Положив трубки, обе женщины вытерли слезы. Их мужчины доставляли только огорчения.
В начале июля Бенедетте пришлось принять еще одно решение. У них была договоренность с друзьями отправиться на следующей неделе в путешествие на Сардинию, и она не знала, стоит ли ехать, поэтому спросила совета у Грегорио, когда тот позвонил.
– Да неужели ты полагаешь, будто я способен сейчас думать об отпуске? Как ты можешь позволить себе даже спрашивать об этом? Сегодня у моего сына была остановка сердца, и врачам пришлось постараться, чтобы вернуть его к жизни. Да плевать я хотел на все эти путешествия! – произнес он разъяренным голосом. Бенедетта разрыдалась на другом конце телефонной линии.

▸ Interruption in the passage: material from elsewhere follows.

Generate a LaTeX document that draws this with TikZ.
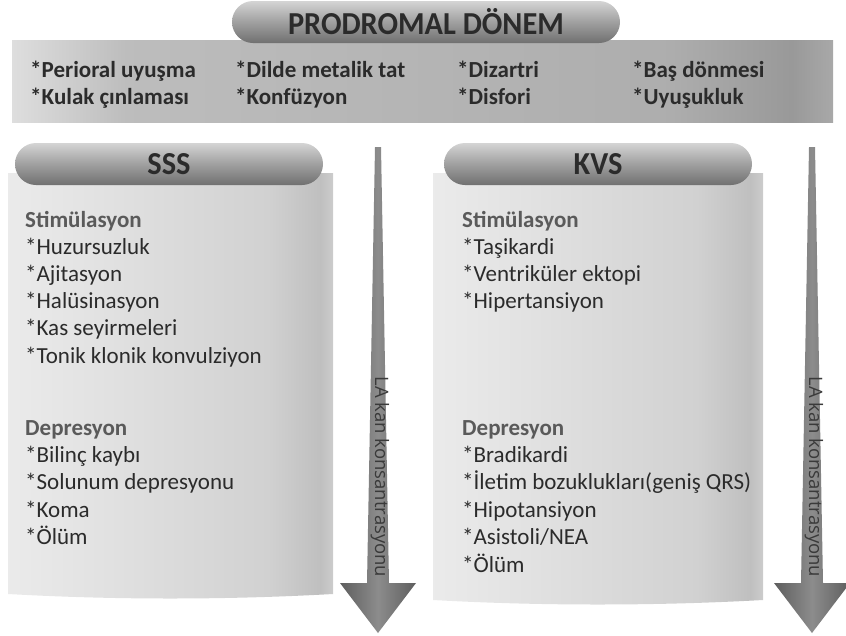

– Тебе плевать? Я переживаю весь этот кошмар, затеянный тобой! Я веду дела и кое-как справляюсь с забастовками докеров, авариями на фабриках и пожарами на предприятиях в Китае, эти чертовы папарацци не оставляют меня в покое из-за тебя и твоей шлюхи, а ты возмущаешься, когда я спрашиваю тебя о нашем отпуске. Почему бы тебе не провести его там вместе с ней? Тебе же все равно. Ладно, забудь про Сардинию. Я решу сама.

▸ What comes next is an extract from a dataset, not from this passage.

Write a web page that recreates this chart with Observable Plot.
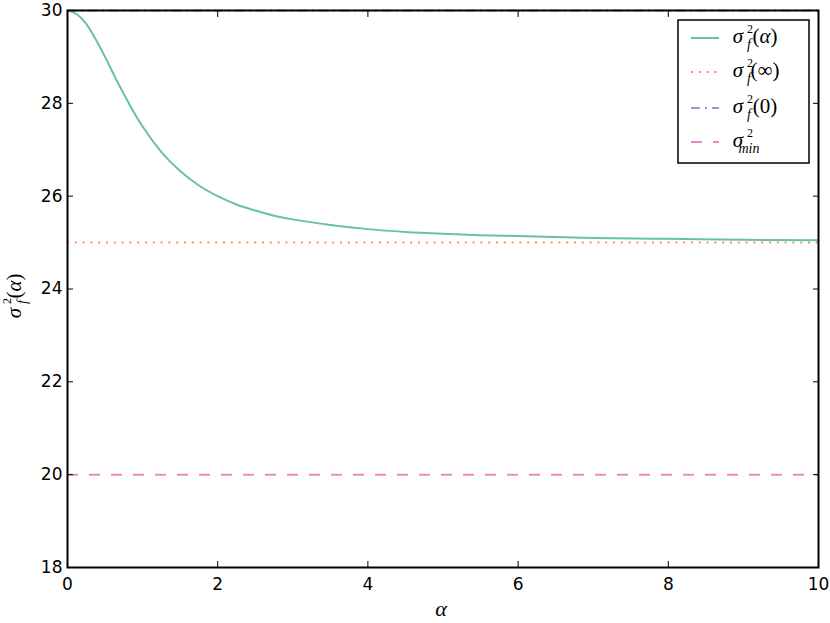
<!DOCTYPE html>
<html>
<head>
<meta charset="utf-8">
<script src="https://cdn.jsdelivr.net/npm/d3@7"></script>
<script src="https://cdn.jsdelivr.net/npm/@observablehq/plot@0.6"></script>
<style>
  html, body { margin: 0; padding: 0; background: white; }
</style>
</head>
<body>
<div id="chart"></div>
<script>
// Values
const alphaValues = [0, 0.125, 0.25, 0.375, 0.5, 0.625, 0.75, 0.875, 1, 1.25, 1.5, 1.75, 2, 2.25, 2.5, 2.75, 3, 3.5, 4, 4.5, 5, 5.5, 6, 7, 8, 9, 10];
const sigmaAlpha  = [30, 29.92, 29.71, 29.38, 29.0, 28.59, 28.20, 27.83, 27.5, 26.95, 26.54, 26.23, 26.0, 25.82, 25.69, 25.58, 25.5, 25.38, 25.29, 25.23, 25.19, 25.16, 25.14, 25.10, 25.08, 25.06, 25.05];
const sigmaInf = [25];
const sigmaZero = [30];
const sigmaMin = [20];
const xTicks = [0, 2, 4, 6, 8, 10];
const yTicks = [18, 20, 22, 24, 26, 28, 30];

const curveData = alphaValues.map((a, i) => ({alpha: a, sigma: sigmaAlpha[i]}));

const colors = {alpha: "#66c2a5", inf: "#fc8d62", zero: "#8da0cb", min: "#e78ac3"};

const W = 830, H = 623;
const chart = Plot.plot({
  width: W,
  height: H,
  marginLeft: 67,
  marginRight: 12,
  marginTop: 10,
  marginBottom: 56,
  style: {fontFamily: "DejaVu Sans", fontSize: "17px", background: "white", color: "black"},
  x: {domain: [0, 10]},
  y: {domain: [18, 30]},
  marks: [
    Plot.ruleY(sigmaMin, {stroke: colors.min, strokeWidth: 2, strokeDasharray: "11,11"}),
    Plot.ruleY(sigmaInf, {stroke: colors.inf, strokeWidth: 2, strokeDasharray: "2,5.8"}),
    Plot.ruleY(sigmaZero, {stroke: colors.zero, strokeWidth: 2, strokeDasharray: "9,5,2,5"}),
    Plot.line(curveData, {x: "alpha", y: "sigma", stroke: colors.alpha, strokeWidth: 2, curve: "monotone-x"}),
    Plot.axisX(xTicks, {anchor: "bottom", tickSize: -6, tickPadding: 16, fontSize: 17, stroke: "black", fill: "black", label: null}),
    Plot.axisX(xTicks, {anchor: "top", tickSize: -6, tickFormat: () => "", label: null, stroke: "black"}),
    Plot.axisY(yTicks, {anchor: "left", tickSize: -6, tickPadding: 11, fontSize: 17, stroke: "black", fill: "black", label: null}),
    Plot.axisY(yTicks, {anchor: "right", tickSize: -6, tickFormat: () => "", label: null, stroke: "black"}),
    Plot.frame({stroke: "black", strokeWidth: 2})
  ]
});
document.getElementById("chart").appendChild(chart);

const svg = d3.select(chart);
const mathFont = "Liberation Serif";

// Draw sigma with stacked superscript "2" and a subscript, followed by an optional suffix
function sigmaLabel(g, x, y, sub, suffix) {
  g.append("text").attr("x", x).attr("y", y)
    .attr("font-family", mathFont).attr("font-style", "italic").attr("font-size", 21)
    .attr("fill", "black").text("σ");
  g.append("text").attr("x", x + 12).attr("y", y - 10)
    .attr("font-family", mathFont).attr("font-size", 12)
    .attr("fill", "black").text("2");
  g.append("text").attr("x", x + 11).attr("y", y + 6)
    .attr("font-family", mathFont).attr("font-style", "italic").attr("font-size", 14)
    .attr("fill", "black").text(sub);
  if (suffix) {
    const t = g.append("text").attr("x", x + 27).attr("y", y)
      .attr("font-family", mathFont).attr("font-size", 21).attr("fill", "black");
    suffix.forEach(([txt, italic]) => {
      t.append("tspan").attr("font-style", italic ? "italic" : "normal").text(txt);
    });
  }
}

// Y axis label (rotated)
const yl = svg.append("g").attr("transform", "translate(21,313) rotate(-90)");
sigmaLabel(yl, 0, 0, "f", [["(", false], ["α", true], [")", false]]);

// X axis label
svg.append("text").attr("x", 441).attr("y", 616).attr("text-anchor", "middle")
  .attr("font-family", mathFont).attr("font-style", "italic").attr("font-size", 22)
  .attr("fill", "black").text("α");

// Legend
const lg = svg.append("g");
lg.append("rect").attr("x", 678).attr("y", 20).attr("width", 131).attr("height", 143)
  .attr("fill", "white").attr("stroke", "black").attr("stroke-width", 1.5);
const entries = [
  {color: colors.alpha, dash: null, sub: "f", suffix: [["(", false], ["α", true], [")", false]], y: 38},
  {color: colors.inf, dash: "2,5.8", sub: "f", suffix: [["(∞)", false]], y: 72},
  {color: colors.zero, dash: "9,5,2,5", sub: "f", suffix: [["(0)", false]], y: 108},
  {color: colors.min, dash: "11,11", sub: "min", suffix: null, y: 142}
];
entries.forEach(e => {
  lg.append("line").attr("x1", 691).attr("x2", 719).attr("y1", e.y).attr("y2", e.y)
    .attr("stroke", e.color).attr("stroke-width", 2).attr("stroke-dasharray", e.dash);
  sigmaLabel(lg, 738, e.y + 5, e.sub, e.suffix);
});
</script>
</body>
</html>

Высказав все это, она бросила трубку, но он тут же перезвонил с извинениями.
– Это все из-за угнетающей обстановки, которая здесь царит. Если бы ты их увидела… они такие крошечные и выглядят так, что едва ли выживут, а Аня просто боится прикоснуться к ним. Я должен оставаться здесь ради нее.
При этом он явно ожидал от своей жены понимания и сочувствия.
– Разумеется, – безжизненным голосом произнесла Бенедетта.
Она больше не могла его слушать. С одной стороны, он мгновенно стал ответственным преданным отцом, а с другой – хотел, чтобы она принимала близко к сердцу его тревогу о детях и их матери, которые не имели к ней никакого отношения, разве что все вместе разрушили ее жизнь.
– Я думаю, тебе следует отправиться в Порто-Черво с Флавией и Франческо и отдохнуть там. И надеюсь, к тому времени, когда ты вернешься, я смогу приехать домой, хотя бы ненадолго.
– Так ты теперь планируешь жить на два дома? – поинтересовалась Бенедетта ледяным тоном.
– Разумеется, нет. Но Аня и дети пока должны оставаться в Париже. Лишь в сентябре или октябре они смогут отправиться домой.
– И где ты собираешься быть все это время? – спросила Бенедетта, и он сказал то же, что теперь говорил всегда:
– Не знаю. Я теперь живу одним днем.
– Как и я. Но я не могу делать вид, будто ничего не произошло, и отдуваться тут за тебя. Тебе придется решить в самое ближайшее время, что собираешься делать.
Бенедетта уже устала слышать от него, что дети находятся на грани жизни и смерти, как будто он мог помочь им тем, что сидел рядом. А если он собирается остаться с Аней, пусть так и скажет.